*Work to be completed:*
Reproduce the material below line by line, beginning with its first line and ending with the line that contains "from matplotlib.legend_handler import"; leave out pictures.

*Given data:*
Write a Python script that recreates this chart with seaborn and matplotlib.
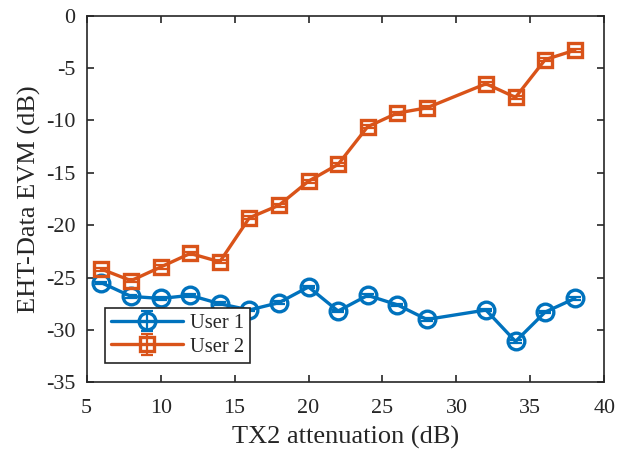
import numpy as np
import pandas as pd
import seaborn as sns
import matplotlib
matplotlib.use("Agg")
import matplotlib.pyplot as plt
from matplotlib.legend_handler import HandlerTuple

# Data
attenuation = [6, 8, 10, 12, 14, 16, 18, 20, 22, 24, 26, 28, 32, 34, 36, 38]
user1_evm = [-25.5, -26.8, -27.0, -26.7, -27.5, -28.1, -27.4, -25.9, -28.2, -26.7, -27.6, -29.0, -28.1, -31.1, -28.3, -27.0]
user2_evm = [-24.2, -25.3, -24.0, -22.7, -23.5, -19.3, -18.1, -15.8, -14.2, -10.6, -9.3, -8.8, -6.5, -7.8, -4.2, -3.3]
user1_err = [0.12] * len(attenuation)
user2_err = [0.15] * len(attenuation)
series_names = ["User 1", "User 2"]
x_ticks = [5, 10, 15, 20, 25, 30, 35, 40]
y_ticks = [0, -5, -10, -15, -20, -25, -30, -35]

sns.set_theme(style="white")
plt.rcParams['font.family'] = ['Liberation Serif', 'DejaVu Serif']

colors = ["#0072BD", "#D95319"]
markers = ["o", "s"]
msizes = [12, 10]

df = pd.DataFrame({
    "att": attenuation * 2,
    "evm": user1_evm + user2_evm,
    "err": user1_err + user2_err,
    "user": [series_names[0]] * len(attenuation) + [series_names[1]] * len(attenuation),
})

fig = plt.figure(figsize=(6.29, 4.49), dpi=100)
ax = fig.add_axes([0.1378, 0.1486, 0.8229, 0.8165])

handles = []
for i, name in enumerate(series_names):
    sub = df[df["user"] == name]
    sns.lineplot(data=sub, x="att", y="evm", ax=ax, color=colors[i], linewidth=2.4,
                 marker=markers[i], markersize=msizes[i], markerfacecolor="none",
                 markeredgecolor=colors[i], markeredgewidth=2.4, legend=False,
                 errorbar=None)
    ln = ax.lines[-1]
    ec = ax.errorbar(sub["att"], sub["evm"], yerr=sub["err"], fmt="none",
                     ecolor=colors[i], elinewidth=1.6, capsize=4.0, capthick=1.6)
    handles.append((ln, ec))

ax.set_xlim(5, 40)
ax.set_ylim(-35, 0)
ax.set_xticks(x_ticks)
ax.set_yticks(y_ticks)
ax.set_yticklabels([str(t) for t in y_ticks])
ax.set_xlabel("TX2 attenuation (dB)", fontsize=19, labelpad=6, color="#262626")
ax.set_ylabel("EHT-Data EVM (dB)", fontsize=19, labelpad=4, color="#262626")
ax.tick_params(axis="both", which="both", direction="in", length=5, width=1.2,
               labelsize=15.8, top=True, right=True, bottom=True, left=True,
               colors="#262626", labelcolor="#262626")
ax.tick_params(axis="x", pad=12)
ax.tick_params(axis="y", pad=8)
for s in ax.spines.values():
    s.set_color("#262626")
    s.set_linewidth(1.2)
    s.set_visible(True)

leg = ax.legend(handles, series_names, loc="lower left", bbox_to_anchor=(0.035, 0.053),
                borderaxespad=0, fontsize=14.8, frameon=True, fancybox=False,
                edgecolor="#262626", framealpha=1.0,
                handlelength=3.5, borderpad=0.3, labelspacing=0.2, handletextpad=0.35,
                handler_map={tuple: HandlerTuple(ndivide=1)})
leg.get_frame().set_linewidth(1.2)
leg.set_zorder(10)

fig.savefig("out.png", dpi=100, facecolor="white")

*Reply to the task:*
Write a Python script that recreates this chart with seaborn and matplotlib.
import numpy as np
import pandas as pd
import seaborn as sns
import matplotlib
matplotlib.use("Agg")
import matplotlib.pyplot as plt
from matplotlib.legend_handler import HandlerTuple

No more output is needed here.